Frequently asked questions about how to get your Petition for Allowance of Appeal granted.
If you lose your appeal in the Superior Court of Pennsylvania, you do not have a right to appeal to the Supreme Court of Pennsylvania. Instead you must file a Petition for Allowance of Appeal to ask for permission to write a brief in the Supreme Court of Pennsylvania and continue appealing. If you are granted permission to write the brief the legal term is Allocatur.
Getting a Petition for Allowance of Appeal granted is very difficult. We have gotten several granted, but it is an uphill battle.
In my opinion only, there are only three real shots to get your Petition for Allowance of Appeal granted. You may be able to get yours granted for another reason, but I have only had them granted for these three reasons.

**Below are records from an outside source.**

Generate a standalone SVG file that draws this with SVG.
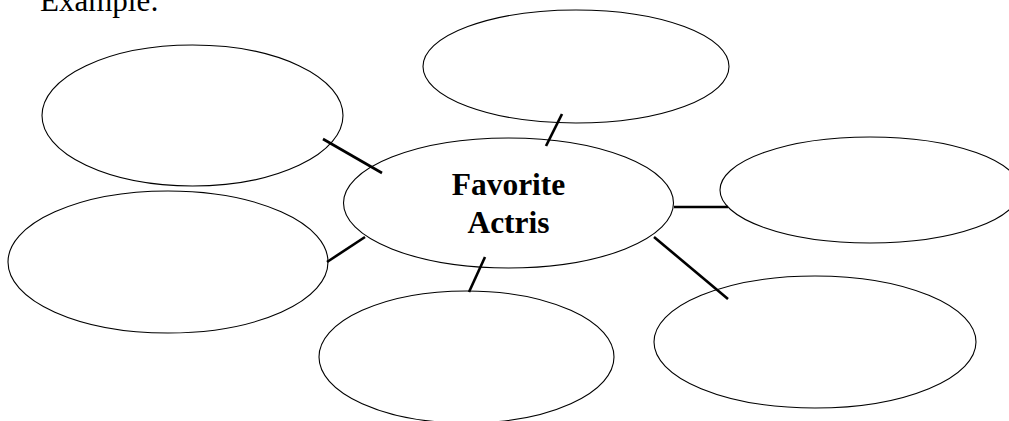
<svg xmlns="http://www.w3.org/2000/svg" width="1009" height="421" viewBox="0 0 1009 421">
<style>
.bubble{fill:#fff;stroke:#000;stroke-width:1.1}
.conn{stroke:#000;stroke-width:2.6;stroke-linecap:butt}
.lbl{font-family:"Liberation Serif","Times New Roman",serif;font-weight:bold;font-size:31.5px;text-anchor:middle;fill:#000}
.title{font-family:"Liberation Serif","Times New Roman",serif;font-size:31px;fill:#000}
</style>
<rect width="1009" height="421" fill="#fff"/>
<text class="title" x="40" y="11">Example:</text>
<g id="connectors">
<line class="conn" x1="323" y1="139" x2="382" y2="173"/>
<line class="conn" x1="562" y1="114" x2="546" y2="146"/>
<line class="conn" x1="674" y1="207" x2="728" y2="207"/>
<line class="conn" x1="654" y1="237" x2="728" y2="299"/>
<line class="conn" x1="365" y1="237" x2="327" y2="262"/>
<line class="conn" x1="485" y1="257" x2="469" y2="292"/>
</g>
<g id="node-topleft"><ellipse class="bubble" cx="192.5" cy="115.5" rx="150.5" ry="70.5" fill="none" style="fill:none"/></g>
<g id="node-top"><ellipse class="bubble" cx="576" cy="66.5" rx="153" ry="56.5" style="fill:none"/></g>
<g id="node-right"><ellipse class="bubble" cx="870" cy="190" rx="150" ry="53" style="fill:none"/></g>
<g id="node-bottomright"><ellipse class="bubble" cx="815" cy="342" rx="161" ry="66" style="fill:none"/></g>
<g id="node-left"><ellipse class="bubble" cx="168" cy="262" rx="160" ry="71" style="fill:none"/></g>
<g id="node-bottom"><ellipse class="bubble" cx="466.5" cy="357" rx="147.5" ry="66" style="fill:none"/></g>
<g id="node-center">
<ellipse class="bubble" cx="508.5" cy="203" rx="165" ry="65" style="fill:none"/>
<text class="lbl" x="508.5" y="195">Favorite</text>
<text class="lbl" x="508.5" y="233">Actris</text>
</g>
</svg>
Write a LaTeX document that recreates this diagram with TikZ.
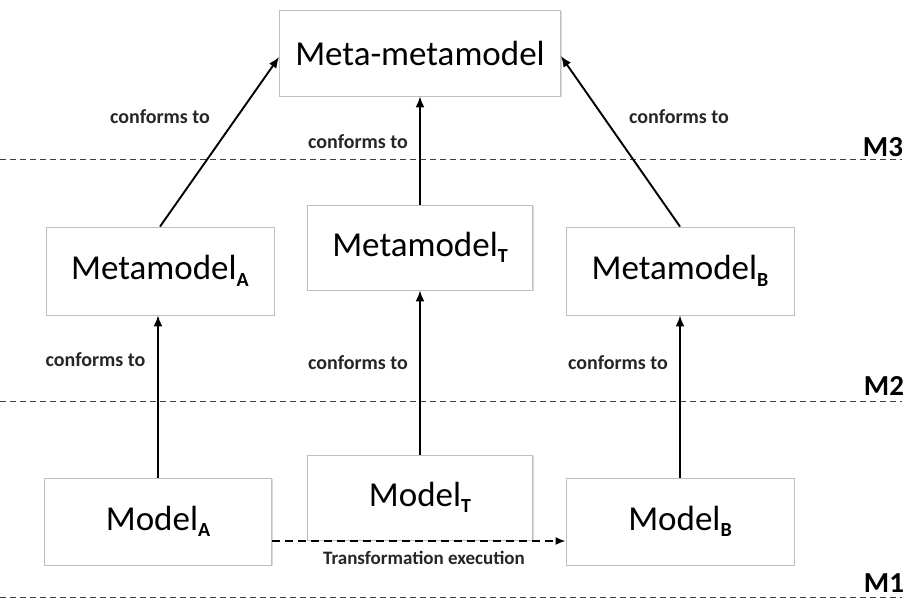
\documentclass[tikz,border=0pt]{standalone}
\usepackage{fontspec}
\setmainfont{Carlito}
\usetikzlibrary{arrows.meta,shadows}
\begin{document}
\begin{tikzpicture}[x=1pt,y=1pt,
  box/.style={draw=black!25,line width=0.8pt,fill=white,
    drop shadow={shadow xshift=1pt,shadow yshift=-1.5pt,opacity=0.25,fill=black!60},
    font=\fontsize{35}{40}\selectfont,inner sep=0pt,align=center},
  conn/.style={line width=1.9pt,-{Latex[length=11pt,width=9pt]}},
  lbl/.style={font=\fontsize{20}{22}\selectfont\bfseries,text=black!85,inner sep=0pt},
  lvl/.style={font=\fontsize{29}{30}\selectfont\bfseries,inner sep=0pt},
  sep/.style={draw=black!75,line width=1pt,dash pattern=on 6pt off 4pt}]
\newcommand{\sbs}[1]{\raisebox{-6.5pt}{\fontsize{20}{20}\selectfont\bfseries #1}}
\useasboundingbox (0,0) rectangle (913,602);

% level separators
\coordinate (s3a) at (0,442); \coordinate (s3b) at (902,442);
\coordinate (s2a) at (0,200); \coordinate (s2b) at (902,200);
\coordinate (s1a) at (0,4);   \coordinate (s1b) at (902,4);
\draw[sep] (s3a) -- (s3b);
\draw[sep] (s2a) -- (s2b);
\draw[sep] (s1a) -- (s1b);
\node[lvl] (M3) at (883,455) {M3};
\node[lvl] (M2) at (884,216) {M2};
\node[lvl] (M1) at (884,19) {M1};

% boxes
\node[box,minimum width=281pt,minimum height=86pt] (MM) at (420,549) {Meta-metamodel};
\node[box,minimum width=228pt,minimum height=88pt] (MetaA) at (160,331) {Metamodel\sbs{A}};
\node[box,minimum width=225pt,minimum height=85pt] (MetaT) at (420,354.5) {Metamodel\sbs{T}};
\node[box,minimum width=228pt,minimum height=88pt] (MetaB) at (680,331) {Metamodel\sbs{B}};
\node[box,minimum width=227pt,minimum height=87pt] (ModA) at (158,80.5) {Model\sbs{A}};
\node[box,minimum width=225pt,minimum height=85pt] (ModT) at (420,104.5) {Model\sbs{T}};
\node[box,minimum width=228pt,minimum height=87pt] (ModB) at (680,80.5) {Model\sbs{B}};

% connectors
\draw[conn] (ModA.north) -- (ModA.north |- MetaA.south);
\draw[conn] (ModT.north) -- (MetaT.south);
\draw[conn] (ModB.north) -- (MetaB.south);
\draw[conn] (MetaA.north) -- ([yshift=-4pt]MM.west);
\draw[conn] (MetaT.north) -- (MM.south);
\draw[conn] (MetaB.north) -- ([yshift=-3pt]MM.east);
\draw[line width=1.9pt,dash pattern=on 8pt off 5pt,-{Latex[length=10pt,width=8pt]}]
  ([yshift=-19.5pt]ModA.east) -- ([yshift=-19.5pt]ModB.west);

% labels
\node[lbl] (c1) at (160,485) {conforms to};
\node[lbl] (c2) at (358,460) {conforms to};
\node[lbl] (c3) at (679,485) {conforms to};
\node[lbl] (c4) at (95.5,242) {conforms to};
\node[lbl] (c5) at (358,239) {conforms to};
\node[lbl] (c6) at (618,239) {conforms to};
\node[lbl,font=\fontsize{19}{21}\selectfont\bfseries] (tx) at (424,44) {Transformation execution};
\end{tikzpicture}
\end{document}
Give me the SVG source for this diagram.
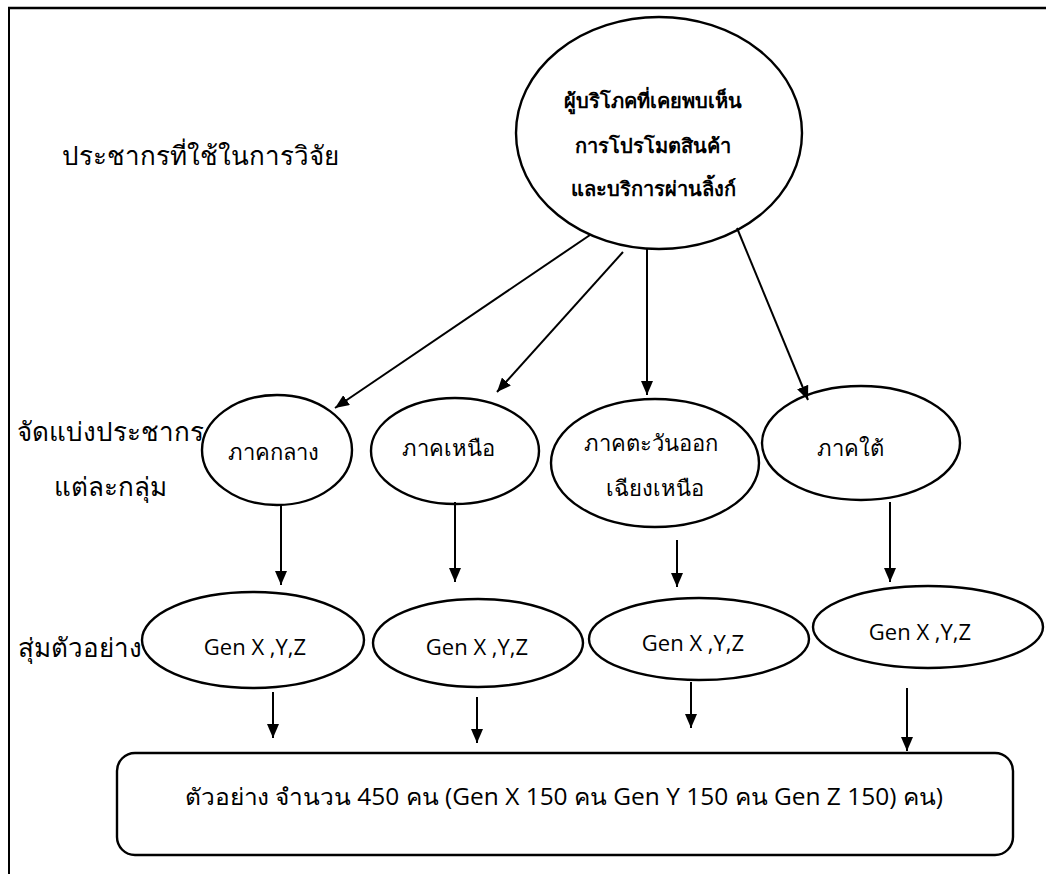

The first is obvious, that the Superior Court made a mistake or didn’t follow the law, or the CommonPleas Court made a mistake or didn’t follow the law. In this instance, there must be a clear case where the trial court refused to follow an established law in Pennsylvania, and the Supreme Court has to want review the matter and think there is a chance the outcome different. If the result would be the same had both of the lower courts followed the law correctly from the beginning, meaning the outcome of the case would have been different had the courts ruled in your favor from the beginning, the likelihood and getting Allocatur is slim. This ground is the hardest to win to have your Petition for Allowance of Appeal granted.
The second is the matter is new; something that has never come up before. Imagine before television and the internet. How would the law effect and impact the way we surf the net or the way we watch television? The best example is the Pennsylvania Rules of Evidence and Facebook. Can you use a Facebook post in a case? Does it come into evidence? How is it authenticated? Are there exceptions to the hearsay rules regarding Facebook? If you have an issue that is so novel, there is not a single case on point, you have a great chance at an Allocatur grant.
The third is a matter of public importance; something in which the public has a strong vested interest. For example, segregation of schools, abortion, the death penalty, a big zoning project, or same sex marriage. A great example is a historic church that is being demolished for a new shopping mall. The local zoning board gave the mall developers the permits to tear down the church, but the matter has been appealed through the courts and now the civic association is asking the Supreme Court to review the matter. In this instance, the Supreme Court may want to involve themselves in this type of matter because it is of the greatest public concern.
When you write your Petition for Allowance of Appeal, try to make your issues fit into one of the three examples from above and you will give yourself the best chance at getting an Allocatur grant.